The fact that 31 GOP members didn’t vote for McCarthy last week wasn’t a great start, though most of them will end up backing him when it counts. But how many won’t?
Rep. Andy Biggs, the chair of the right-wing House Freedom Caucus, not only declared last week that he “cannot” support McCarthy, the Arizonan also added, “I do not believe he will ever get to 218 votes, and I refuse to assist him in his effort to get those votes.”
Rep. Matt Gaetz of Florida also appears to be a hard “no” vote against McCarthy, and he welcomed Rep. Matthew Rosendale of Montana into his faction late last week. Around the same time, Rep.
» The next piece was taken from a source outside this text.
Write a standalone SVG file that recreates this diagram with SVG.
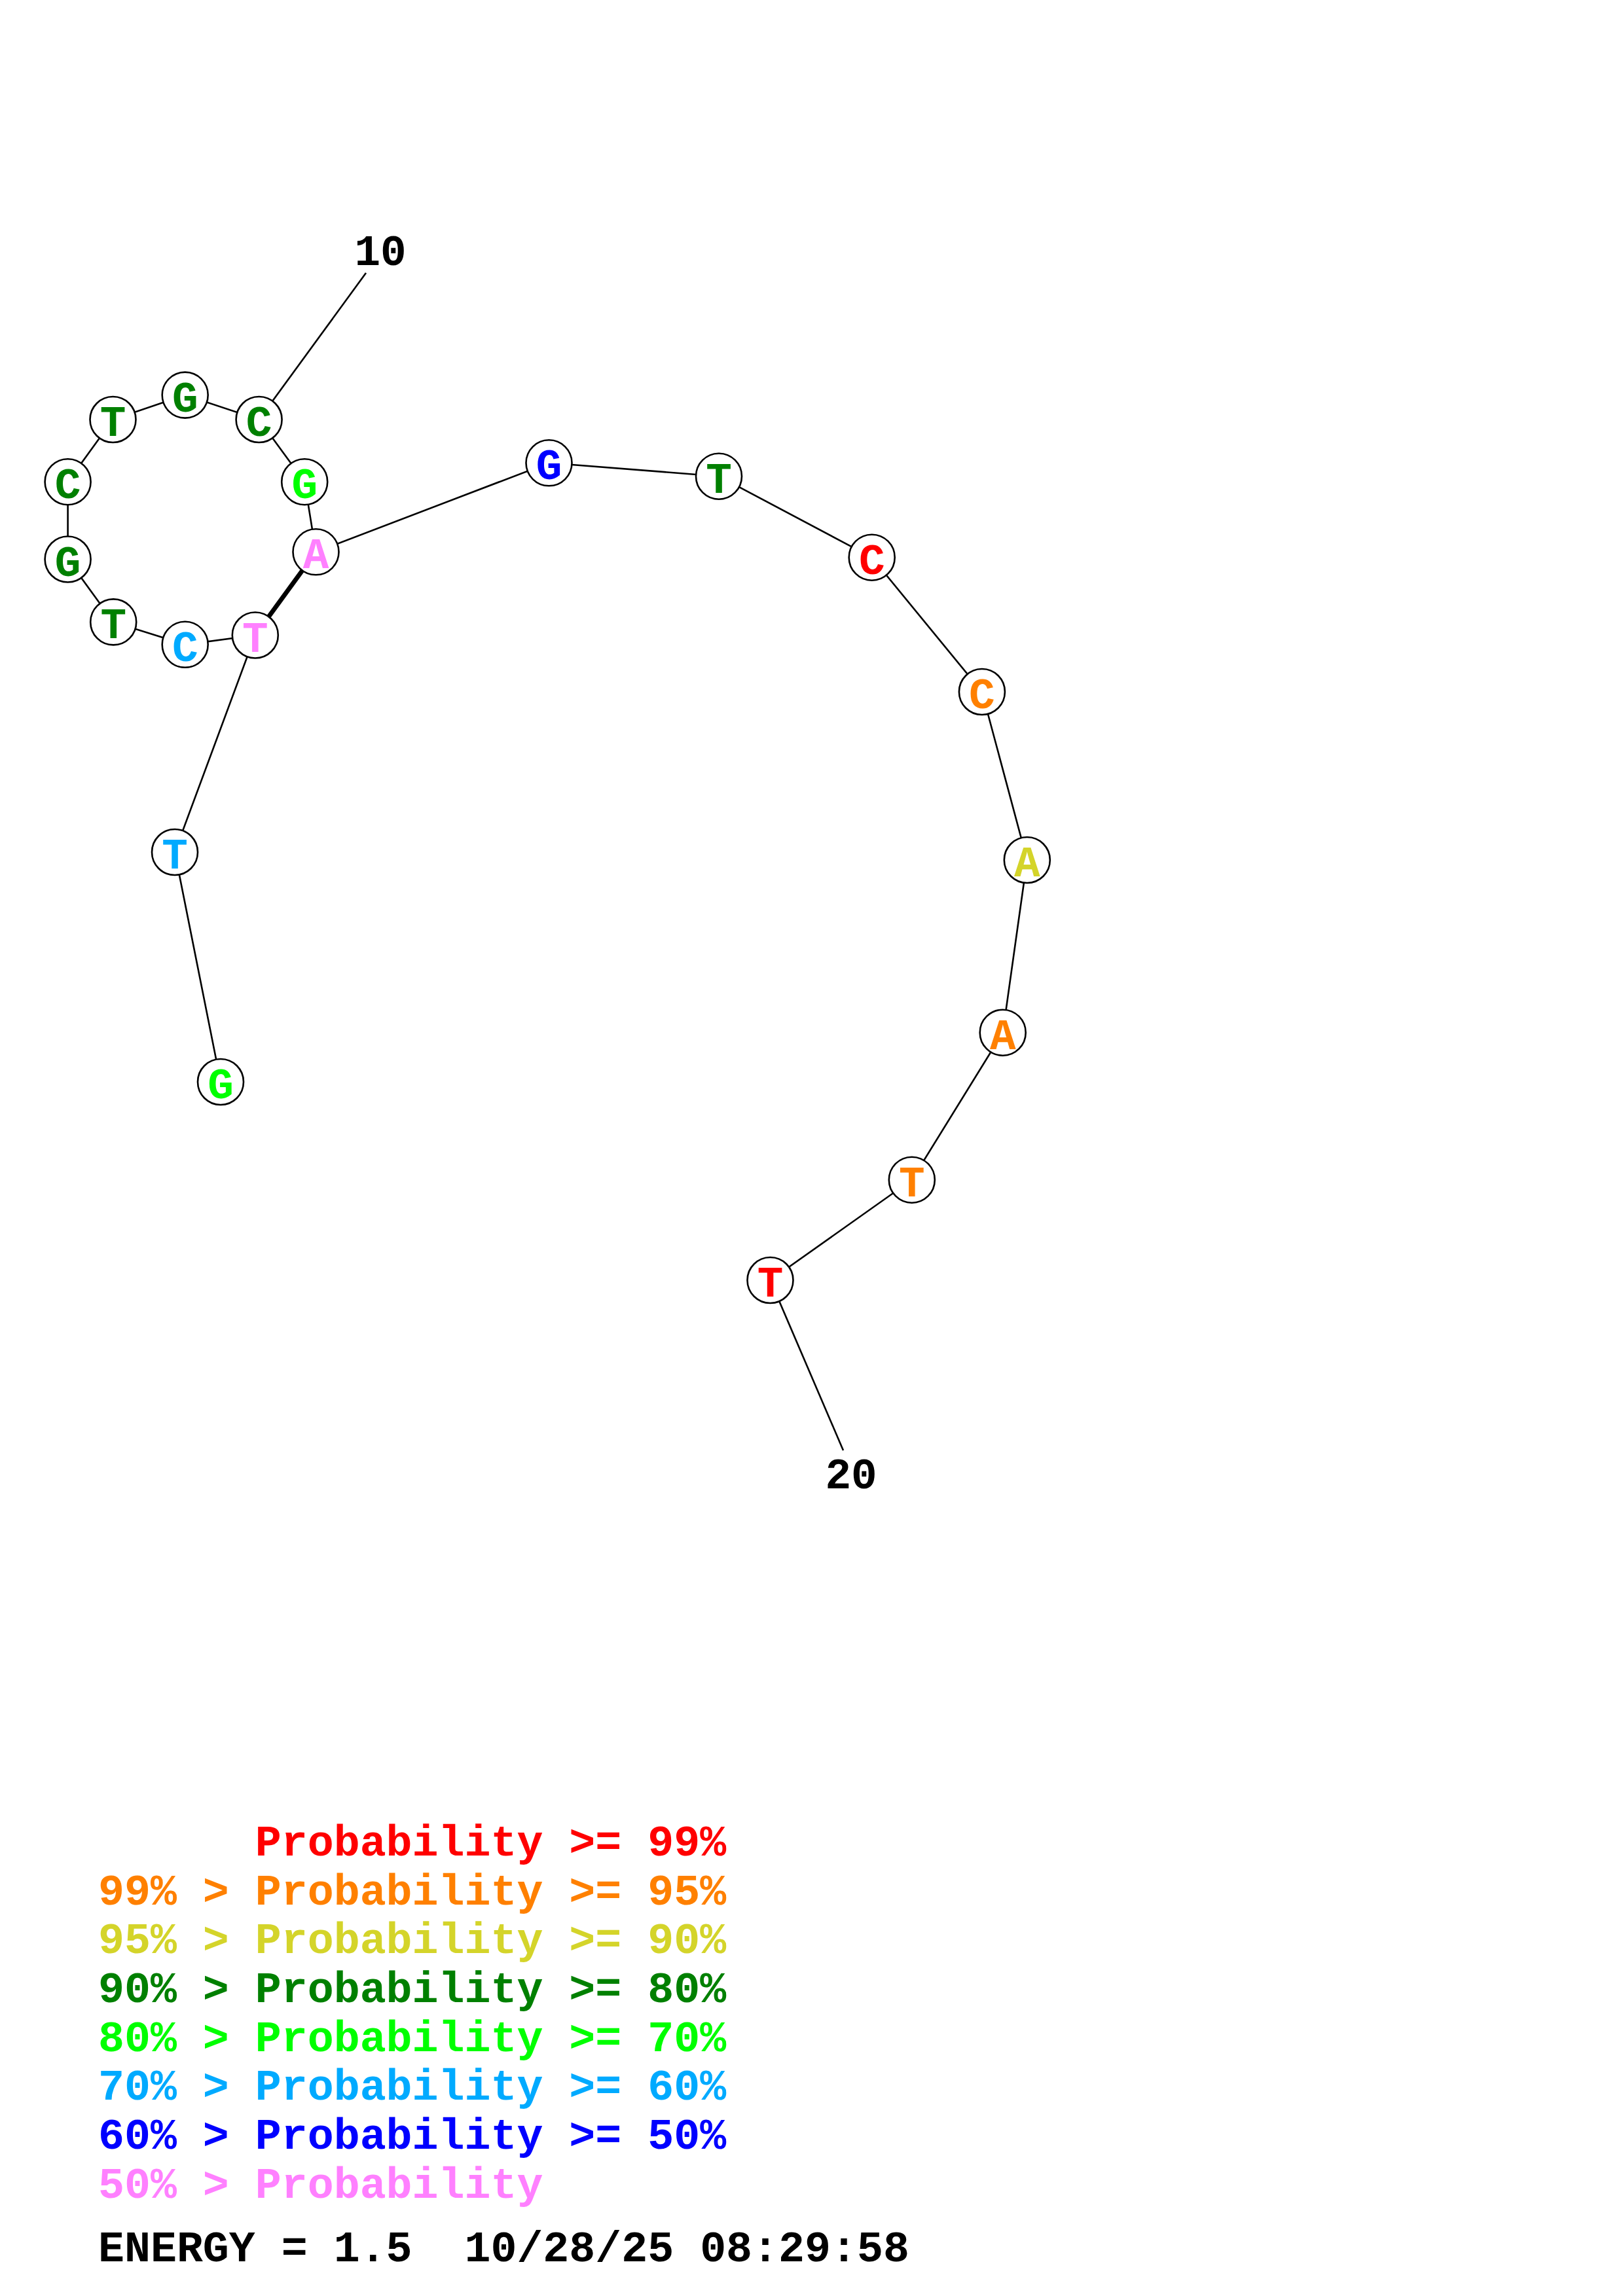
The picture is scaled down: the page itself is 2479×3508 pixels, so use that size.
<svg xmlns="http://www.w3.org/2000/svg" width="2479" height="3508" viewBox="0 0 2479 3508">
<style>
.bg{fill:#ffffff}
.bb{stroke:#000;stroke-width:2.6;fill:none}
.pair{stroke:#000;stroke-width:7;fill:none}
.nc{fill:#fff;stroke:#000;stroke-width:2.6}
.nt{font-family:"Liberation Mono","DejaVu Sans Mono",monospace;font-weight:bold;font-size:66px;text-anchor:middle}
.lg{font-family:"Liberation Mono","DejaVu Sans Mono",monospace;font-weight:bold;font-size:66.6px}
.num{font-family:"Liberation Mono","DejaVu Sans Mono",monospace;font-weight:bold;font-size:66px;text-anchor:middle;fill:#000}
.red{fill:#FF0000}.org{fill:#FF8000}.yel{fill:#D4D42A}.dgr{fill:#008000}.lgr{fill:#00FF00}.lbl{fill:#00AAFF}.blu{fill:#0000FF}.pnk{fill:#FF80FF}.blk{fill:#000}
</style>
<rect class="bg" x="0" y="0" width="2479" height="3508"/>
<g id="connectors">
<polyline class="bb" points="337,1653 267,1302 389.8,970.5 282.7,984.8 173.2,950.4 103.6,854.5 103.6,736.2 172.5,641 282.7,603.6 395.6,641 465.2,736.2 482.5,843.3 838.5,707.3 1098,727.7 1331.7,851.7 1499.9,1057 1568.8,1314 1531.7,1577.7 1392.8,1802.7 1176.5,1956"/>
<line class="pair" x1="389.8" y1="970.5" x2="482.5" y2="843.3"/>
<line class="bb" x1="395.6" y1="641" x2="559" y2="417"/>
<line class="bb" x1="1176.5" y1="1956" x2="1288" y2="2216"/>
</g>
<g id="n1"><circle class="nc" cx="337" cy="1653" r="35"/><text class="nt lgr" x="337" y="1678">G</text></g>
<g id="n2"><circle class="nc" cx="267" cy="1302" r="35"/><text class="nt lbl" x="267" y="1327">T</text></g>
<g id="n3"><circle class="nc" cx="389.8" cy="970.5" r="35"/><text class="nt pnk" x="389.8" y="995.5">T</text></g>
<g id="n4"><circle class="nc" cx="282.7" cy="984.8" r="35"/><text class="nt lbl" x="282.7" y="1009.8">C</text></g>
<g id="n5"><circle class="nc" cx="173.2" cy="950.4" r="35"/><text class="nt dgr" x="173.2" y="975.4">T</text></g>
<g id="n6"><circle class="nc" cx="103.6" cy="854.5" r="35"/><text class="nt dgr" x="103.6" y="879.5">G</text></g>
<g id="n7"><circle class="nc" cx="103.6" cy="736.2" r="35"/><text class="nt dgr" x="103.6" y="761.2">C</text></g>
<g id="n8"><circle class="nc" cx="172.5" cy="641" r="35"/><text class="nt dgr" x="172.5" y="666">T</text></g>
<g id="n9"><circle class="nc" cx="282.7" cy="603.6" r="35"/><text class="nt dgr" x="282.7" y="628.6">G</text></g>
<g id="n10"><circle class="nc" cx="395.6" cy="641" r="35"/><text class="nt dgr" x="395.6" y="666">C</text></g>
<g id="n11"><circle class="nc" cx="465.2" cy="736.2" r="35"/><text class="nt lgr" x="465.2" y="761.2">G</text></g>
<g id="n12"><circle class="nc" cx="482.5" cy="843.3" r="35"/><text class="nt pnk" x="482.5" y="868.3">A</text></g>
<g id="n13"><circle class="nc" cx="838.5" cy="707.3" r="35"/><text class="nt blu" x="838.5" y="732.3">G</text></g>
<g id="n14"><circle class="nc" cx="1098" cy="727.7" r="35"/><text class="nt dgr" x="1098" y="752.7">T</text></g>
<g id="n15"><circle class="nc" cx="1331.7" cy="851.7" r="35"/><text class="nt red" x="1331.7" y="876.7">C</text></g>
<g id="n16"><circle class="nc" cx="1499.9" cy="1057" r="35"/><text class="nt org" x="1499.9" y="1082">C</text></g>
<g id="n17"><circle class="nc" cx="1568.8" cy="1314" r="35"/><text class="nt yel" x="1568.8" y="1339">A</text></g>
<g id="n18"><circle class="nc" cx="1531.7" cy="1577.7" r="35"/><text class="nt org" x="1531.7" y="1602.7">A</text></g>
<g id="n19"><circle class="nc" cx="1392.8" cy="1802.7" r="35"/><text class="nt org" x="1392.8" y="1827.7">T</text></g>
<g id="n20"><circle class="nc" cx="1176.5" cy="1956" r="35"/><text class="nt red" x="1176.5" y="1981">T</text></g>
<g id="labels">
<text class="num" x="581" y="405">10</text>
<text class="num" x="1300" y="2274">20</text>
</g>
<g id="legend">
<text class="lg red" x="389.8" y="2835">Probability &gt;= 99%</text>
<text class="lg org" x="150" y="2910">99% &gt; Probability &gt;= 95%</text>
<text class="lg yel" x="150" y="2984">95% &gt; Probability &gt;= 90%</text>
<text class="lg dgr" x="150" y="3059">90% &gt; Probability &gt;= 80%</text>
<text class="lg lgr" x="150" y="3134">80% &gt; Probability &gt;= 70%</text>
<text class="lg lbl" x="150" y="3208">70% &gt; Probability &gt;= 60%</text>
<text class="lg blu" x="150" y="3283">60% &gt; Probability &gt;= 50%</text>
<text class="lg pnk" x="150" y="3358">50% &gt; Probability</text>
<text class="lg blk" x="150" y="3455" xml:space="preserve">ENERGY = 1.5  10/28/25 08:29:58</text>
</g>
</svg>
Bob Good of Virginia told reporters that McCarthy has “not done anything to earn my vote,” adding that he doesn’t believe McCarthy is close to securing the 218 votes he needs.
Or put another way, there’s quite a bit of uncertainty surrounding the Republican leadership team.
I won’t pretend to know how this will unfold in the coming weeks. Maybe McCarthy’s critics will strike behind-the-scenes deals that change their minds; maybe credible GOP rivals will step up; maybe no one will have the necessary 218 votes when it comes time to elect a new speaker in January. (There’s some precedent for a contentious process. Remember what happened in 1856?)
The one thing that seems obvious, though, is that McCarthy would love nothing more than to have the kind of unity Democrats are currently enjoying.
Update: Neguse may not be left out of the House leadership after all. Soon after I published this report, the Colorado Democrat let his colleagues know about a new leadership post he's now seeking: chairman of the Democratic Policy and Communications Committee.